* Aim *
Looking at the data below, count the lines that contain the string "Convert". Write only the total.

%%

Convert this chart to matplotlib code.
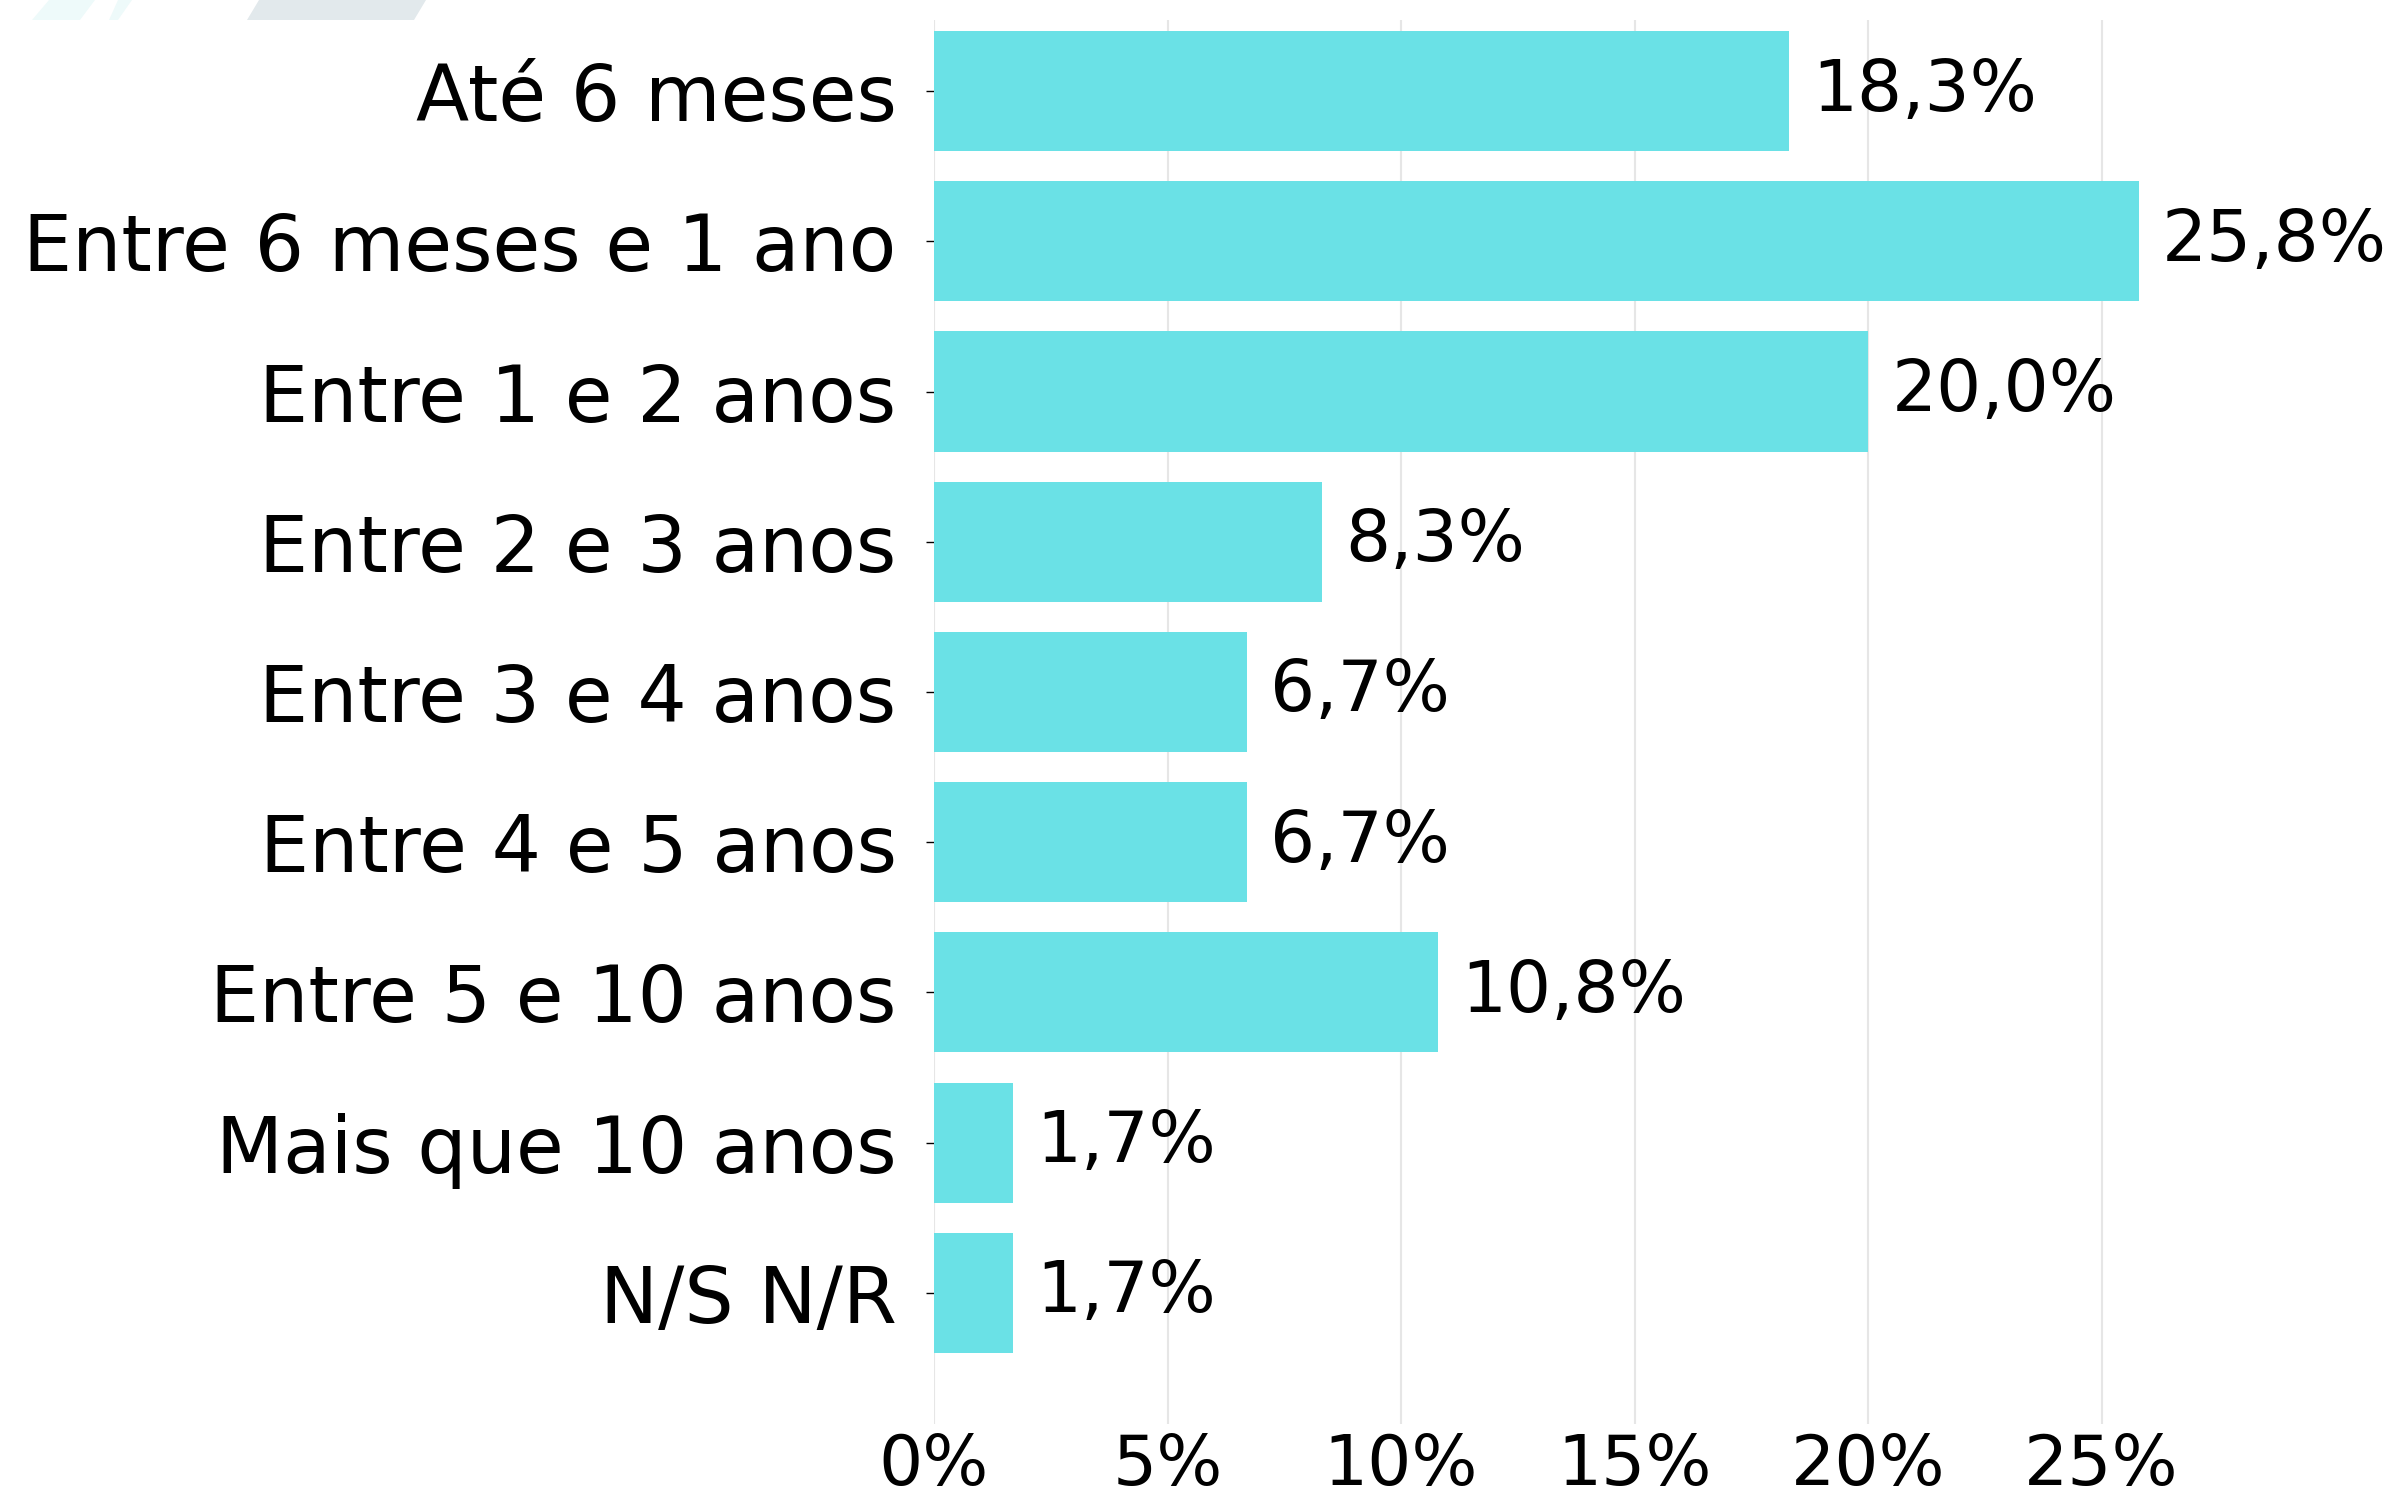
import numpy as np
import matplotlib.pyplot as plt
from matplotlib.patches import Polygon

categorias = ["Até 6 meses", "Entre 6 meses e 1 ano", "Entre 1 e 2 anos",
              "Entre 2 e 3 anos", "Entre 3 e 4 anos", "Entre 4 e 5 anos",
              "Entre 5 e 10 anos", "Mais que 10 anos", "N/S N/R"]
valores = [18.3, 25.8, 20.0, 8.3, 6.7, 6.7, 10.8, 1.7, 1.7]
xticks = [0, 5, 10, 15, 20, 25]

W, H = 2391, 1502
fig = plt.figure(figsize=(W / 100, H / 100), dpi=100)

# faint decoration at the top-left corner
def px(pts):
    return [(x / W, 1 - y / H) for x, y in pts]

for pts, c in [([(32, 20), (80, 20), (95, 0), (49, 0)], '#eefafa'),
               ([(109, 20), (118, 20), (132, 0), (118, 0)], '#eefafa'),
               ([(247, 20), (414, 20), (426, 0), (259, 0)], '#e2e9ec')]:
    fig.patches.append(Polygon(px(pts), closed=True, transform=fig.transFigure,
                               facecolor=c, edgecolor='none'))

ax = fig.add_axes([934 / W, 1 - 1424 / H, (28 * 46.7) / W, 1404 / H])

y = np.arange(len(categorias))
ax.barh(y, valores, height=0.8, color='#6ae1e6', zorder=2)
for yi, v in zip(y, valores):
    ax.text(v + 0.5, yi, f"{v:.1f}%".replace('.', ','), va='center', ha='left',
            fontsize=51, color='black')

ax.set_ylim(8 + 0.873, -0.473)
ax.set_xlim(0, 28)
ax.set_yticks(y)
ax.set_yticklabels(categorias, fontsize=56)
ax.set_xticks(xticks)
ax.set_xticklabels([f"{t}%" for t in xticks], fontsize=50)
ax.tick_params(axis='x', length=0, pad=6)
ax.tick_params(axis='y', length=6, width=1, pad=21)
ax.grid(axis='x', color='#e6e6e6', linewidth=1.5, zorder=0)
for s in ax.spines.values():
    s.set_visible(False)

fig.savefig('out.png', dpi=100)
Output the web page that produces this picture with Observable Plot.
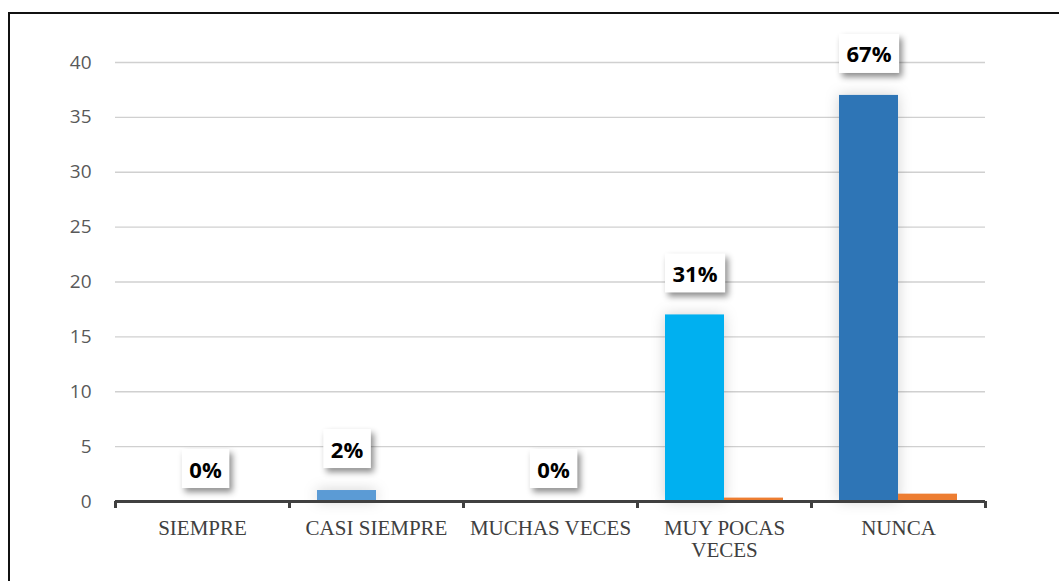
<!DOCTYPE html>
<html>
<head>
<meta charset="utf-8">
<script src="https://cdn.jsdelivr.net/npm/d3@7"></script>
<script src="https://cdn.jsdelivr.net/npm/@observablehq/plot@0.6"></script>
<style>
  html, body { margin: 0; padding: 0; background: #fff; overflow: hidden; }
  #frame { position: absolute; left: 8px; top: 12px; width: 1100px; height: 620px;
           border-left: 2px solid #111; border-top: 2px solid #111; box-sizing: border-box; }
  #chart { position: absolute; left: 0; top: 0; }
  .bar-shadow rect { filter: drop-shadow(0px 0px 7px rgba(0,0,0,0.18)); }
  .lbl-box { filter: drop-shadow(3px 4px 3px rgba(0,0,0,0.45)); }
</style>
</head>
<body>
<div id="frame"></div>
<div id="chart"></div>
<script>
const categories = ["SIEMPRE", "CASI SIEMPRE", "MUCHAS VECES", "MUY POCAS VECES", "NUNCA"];
const counts = [0, 1, 0, 17, 37];
const shares = [0, 0.02, 0, 0.31, 0.67];
const shareLabels = ["0%", "2%", "0%", "31%", "67%"];
const countColors = ["#5B9BD5", "#5B9BD5", "#5B9BD5", "#00B0F0", "#2E75B6"];
const yTicks = [0, 5, 10, 15, 20, 25, 30, 35, 40];
const boundaryTicks = [0, 1, 2, 3, 4, 5];

const rows = categories.map((c, i) => ({
  i, category: c, count: counts[i], share: shares[i], label: shareLabels[i], color: countColors[i]
}));

const catLabelLines = {
  "MUY POCAS VECES": "MUY POCAS\nVECES"
};

const chart = Plot.plot({
  width: 1059,
  height: 581,
  marginLeft: 115,
  marginRight: 74,
  marginTop: 62,
  marginBottom: 80,
  style: { background: "transparent", overflow: "visible" },
  x: { type: "linear", domain: [0, 5], axis: null, label: null },
  y: { domain: [0, 40], axis: null, label: null },
  marks: [
    Plot.ruleY(yTicks.filter(d => d > 0), { stroke: "#d0d0d0", strokeWidth: 1.3 }),
    Plot.axisY({
      ticks: yTicks, tickSize: 0, tickPadding: 24,
      fontSize: 19, fontFamily: "Open Sans", fill: "#595959", label: null
    }),
    Plot.rectY(rows.filter(d => d.count > 0), {
      x1: "i", x2: d => d.i + 1, y1: 0, y2: "count",
      insetLeft: 28, insetRight: 87, fill: "color", className: "bar-shadow"
    }),
    Plot.rectY(rows.filter(d => d.share > 0), {
      x1: "i", x2: d => d.i + 1, y1: 0, y2: "share",
      insetLeft: 87, insetRight: 28, fill: "#ED7D31"
    }),
    Plot.ruleY([0], { stroke: "#404040", strokeWidth: 3 }),
    Plot.axisX({
      ticks: boundaryTicks, tickSize: 7, tickFormat: () => "", stroke: "#404040",
      strokeWidth: 3, label: null
    }),
    Plot.axisX({
      ticks: categories.map((c, i) => i + 0.5), tickSize: 0, tickPadding: 18,
      tickFormat: v => { const c = categories[Math.round(v - 0.5)]; return catLabelLines[c] || c; },
      fontFamily: "Liberation Serif", fontSize: 21, fill: "#404040", label: null,
      lineHeight: 1.05
    }),
    Plot.text(rows.filter(d => d.count > 0), {
      x: d => d.i + 0.5, y: "count", text: "label", dx: -29.5, dy: -40,
      fontFamily: "Open Sans", fontWeight: "bold", fontSize: 22, fill: "#000",
      className: "pct-label"
    }),
    Plot.text(rows.filter(d => d.count === 0), {
      x: d => d.i + 0.5, y: "count", text: "label", dx: 3, dy: -31,
      fontFamily: "Open Sans", fontWeight: "bold", fontSize: 22, fill: "#000",
      className: "pct-label"
    })
  ]
});

document.getElementById("chart").appendChild(chart);

// white boxes with shadow behind the percentage labels
d3.select(chart).selectAll(".pct-label text").each(function () {
  const bb = this.getBBox();
  const tr = this.getAttribute("transform");
  const padX = 7.5, h = 39;
  const cy = bb.y + bb.height / 2;
  const r = document.createElementNS("http://www.w3.org/2000/svg", "rect");
  r.setAttribute("x", bb.x - padX);
  r.setAttribute("y", cy - h / 2);
  r.setAttribute("width", bb.width + 2 * padX);
  r.setAttribute("height", h);
  r.setAttribute("fill", "#fff");
  r.setAttribute("class", "lbl-box");
  if (tr) r.setAttribute("transform", tr);
  this.parentNode.insertBefore(r, this);
});
</script>
</body>
</html>
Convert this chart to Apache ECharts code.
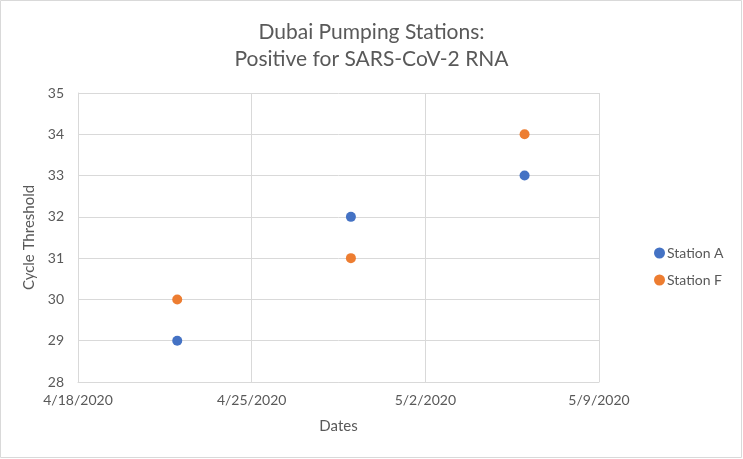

%%

* Complete response *
2